WHAT TO WORK ON = In the records below, find the line with "Clone this chart in Plotly." and the line with "mean_G = [-0.028, -0.024, -0.017, -0.007, 0.004]"; return exactly those lines and every line between them.

EXCERPTED RECORDS =

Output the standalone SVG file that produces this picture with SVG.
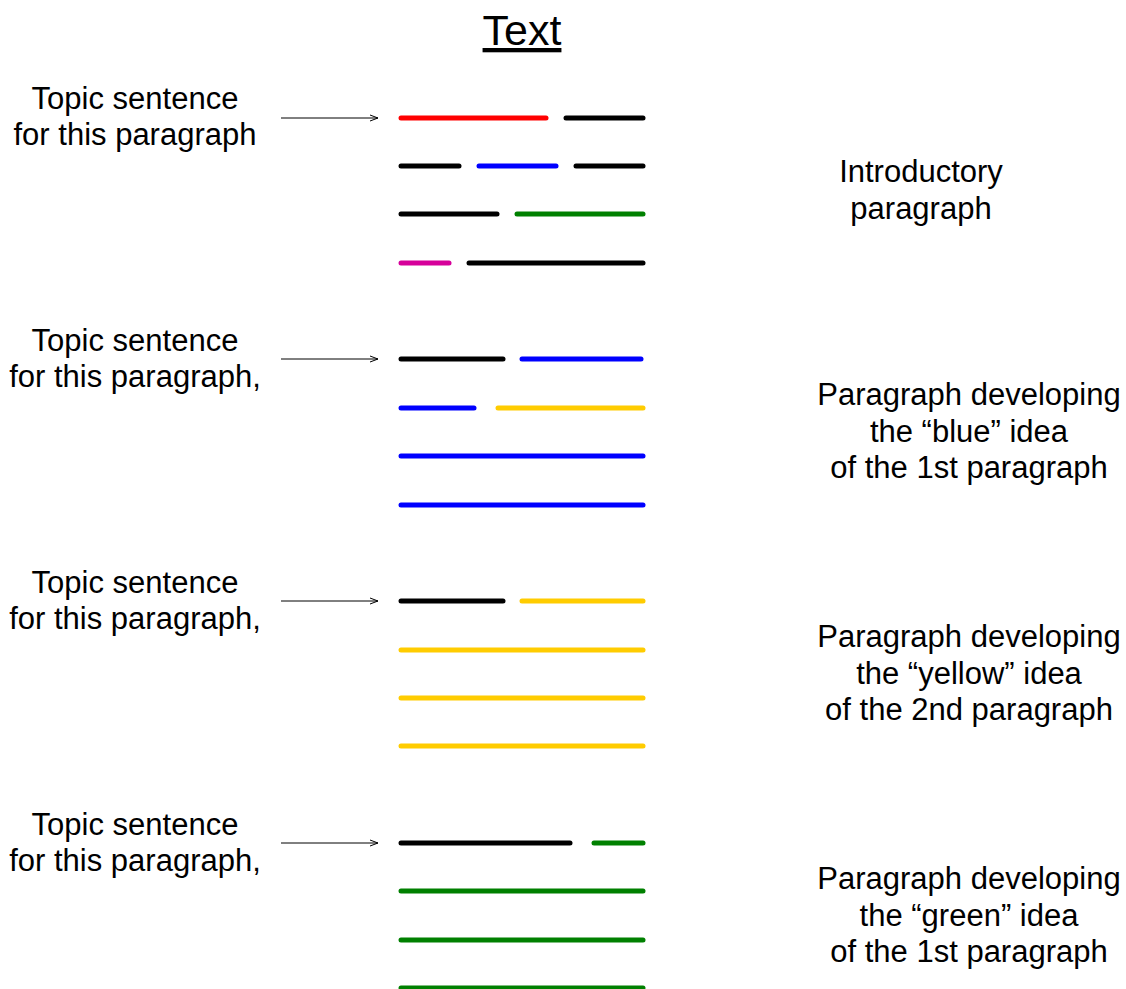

* * *

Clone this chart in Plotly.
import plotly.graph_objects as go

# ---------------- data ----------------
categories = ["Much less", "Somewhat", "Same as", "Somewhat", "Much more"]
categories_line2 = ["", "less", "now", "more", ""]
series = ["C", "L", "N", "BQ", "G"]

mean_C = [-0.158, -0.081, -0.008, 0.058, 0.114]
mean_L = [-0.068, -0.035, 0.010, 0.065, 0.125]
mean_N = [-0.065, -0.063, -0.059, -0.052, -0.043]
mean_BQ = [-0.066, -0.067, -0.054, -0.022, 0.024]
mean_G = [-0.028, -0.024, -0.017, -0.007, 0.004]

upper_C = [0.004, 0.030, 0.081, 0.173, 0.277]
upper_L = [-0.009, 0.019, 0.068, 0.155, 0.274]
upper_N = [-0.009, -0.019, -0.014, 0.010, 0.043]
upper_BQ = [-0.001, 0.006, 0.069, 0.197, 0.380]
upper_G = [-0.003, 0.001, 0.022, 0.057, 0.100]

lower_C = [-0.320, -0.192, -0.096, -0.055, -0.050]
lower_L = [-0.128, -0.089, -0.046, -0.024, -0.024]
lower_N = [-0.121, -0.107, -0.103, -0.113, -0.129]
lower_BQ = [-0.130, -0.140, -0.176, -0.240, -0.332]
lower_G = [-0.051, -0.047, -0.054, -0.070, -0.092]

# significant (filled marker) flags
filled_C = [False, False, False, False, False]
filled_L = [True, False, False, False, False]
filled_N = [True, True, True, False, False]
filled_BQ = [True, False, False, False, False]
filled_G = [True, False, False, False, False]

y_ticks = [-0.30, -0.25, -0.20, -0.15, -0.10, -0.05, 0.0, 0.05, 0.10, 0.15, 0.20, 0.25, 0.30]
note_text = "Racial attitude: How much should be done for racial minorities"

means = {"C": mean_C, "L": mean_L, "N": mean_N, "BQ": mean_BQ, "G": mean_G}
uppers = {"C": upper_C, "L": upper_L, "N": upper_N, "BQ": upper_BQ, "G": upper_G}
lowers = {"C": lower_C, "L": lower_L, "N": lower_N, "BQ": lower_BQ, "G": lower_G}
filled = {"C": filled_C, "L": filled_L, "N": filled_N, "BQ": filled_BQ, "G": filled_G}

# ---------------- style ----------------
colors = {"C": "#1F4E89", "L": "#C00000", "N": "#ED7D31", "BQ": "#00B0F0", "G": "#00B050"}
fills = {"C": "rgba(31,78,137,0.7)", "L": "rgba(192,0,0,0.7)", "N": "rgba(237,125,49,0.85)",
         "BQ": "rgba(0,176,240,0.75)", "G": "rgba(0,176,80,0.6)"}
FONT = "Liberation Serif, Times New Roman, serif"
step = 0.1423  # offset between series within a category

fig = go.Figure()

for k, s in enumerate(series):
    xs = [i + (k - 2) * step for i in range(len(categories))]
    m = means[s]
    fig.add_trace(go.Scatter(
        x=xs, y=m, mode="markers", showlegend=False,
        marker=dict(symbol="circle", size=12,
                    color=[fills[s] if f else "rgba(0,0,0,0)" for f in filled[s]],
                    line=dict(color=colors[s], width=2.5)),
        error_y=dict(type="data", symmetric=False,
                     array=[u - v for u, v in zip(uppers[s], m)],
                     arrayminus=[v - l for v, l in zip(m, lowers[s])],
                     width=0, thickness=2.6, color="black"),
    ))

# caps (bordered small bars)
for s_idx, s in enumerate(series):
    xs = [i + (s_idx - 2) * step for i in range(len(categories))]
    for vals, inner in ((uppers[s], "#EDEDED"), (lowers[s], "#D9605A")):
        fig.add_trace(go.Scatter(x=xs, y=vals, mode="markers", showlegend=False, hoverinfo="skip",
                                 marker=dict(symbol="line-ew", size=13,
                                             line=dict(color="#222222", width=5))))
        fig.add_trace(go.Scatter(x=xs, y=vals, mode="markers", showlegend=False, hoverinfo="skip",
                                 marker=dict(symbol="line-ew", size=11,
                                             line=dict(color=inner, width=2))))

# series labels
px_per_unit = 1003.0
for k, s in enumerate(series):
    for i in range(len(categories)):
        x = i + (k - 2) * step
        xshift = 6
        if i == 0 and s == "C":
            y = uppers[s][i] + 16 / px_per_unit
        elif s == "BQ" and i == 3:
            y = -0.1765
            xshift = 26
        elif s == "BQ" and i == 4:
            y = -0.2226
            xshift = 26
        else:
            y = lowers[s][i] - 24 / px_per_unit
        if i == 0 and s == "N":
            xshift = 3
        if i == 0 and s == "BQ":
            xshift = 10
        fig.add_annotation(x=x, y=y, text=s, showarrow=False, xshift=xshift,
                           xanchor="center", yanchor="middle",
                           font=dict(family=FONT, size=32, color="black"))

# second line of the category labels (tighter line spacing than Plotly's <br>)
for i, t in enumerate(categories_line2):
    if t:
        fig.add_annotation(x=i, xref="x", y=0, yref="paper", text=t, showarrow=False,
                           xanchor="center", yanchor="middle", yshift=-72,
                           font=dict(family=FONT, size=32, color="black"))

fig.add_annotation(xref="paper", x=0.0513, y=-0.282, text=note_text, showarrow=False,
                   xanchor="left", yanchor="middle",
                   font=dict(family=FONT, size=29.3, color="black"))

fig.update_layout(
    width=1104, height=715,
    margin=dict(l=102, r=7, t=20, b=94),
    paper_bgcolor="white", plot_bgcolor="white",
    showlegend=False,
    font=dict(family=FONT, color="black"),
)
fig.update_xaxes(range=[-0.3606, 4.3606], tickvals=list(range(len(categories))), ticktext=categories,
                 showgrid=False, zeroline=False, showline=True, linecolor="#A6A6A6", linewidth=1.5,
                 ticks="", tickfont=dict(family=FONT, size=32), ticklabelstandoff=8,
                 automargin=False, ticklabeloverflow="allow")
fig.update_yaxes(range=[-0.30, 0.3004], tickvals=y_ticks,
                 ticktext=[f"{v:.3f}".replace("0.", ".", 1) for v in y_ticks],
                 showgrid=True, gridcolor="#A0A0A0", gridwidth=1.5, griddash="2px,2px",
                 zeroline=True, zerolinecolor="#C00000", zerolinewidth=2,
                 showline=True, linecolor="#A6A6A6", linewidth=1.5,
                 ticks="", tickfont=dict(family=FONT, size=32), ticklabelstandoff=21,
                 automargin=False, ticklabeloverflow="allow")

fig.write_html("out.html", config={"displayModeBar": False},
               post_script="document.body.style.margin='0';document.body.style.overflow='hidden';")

THE OUTPUT =
Clone this chart in Plotly.
import plotly.graph_objects as go

# ---------------- data ----------------
categories = ["Much less", "Somewhat", "Same as", "Somewhat", "Much more"]
categories_line2 = ["", "less", "now", "more", ""]
series = ["C", "L", "N", "BQ", "G"]

mean_C = [-0.158, -0.081, -0.008, 0.058, 0.114]
mean_L = [-0.068, -0.035, 0.010, 0.065, 0.125]
mean_N = [-0.065, -0.063, -0.059, -0.052, -0.043]
mean_BQ = [-0.066, -0.067, -0.054, -0.022, 0.024]
mean_G = [-0.028, -0.024, -0.017, -0.007, 0.004]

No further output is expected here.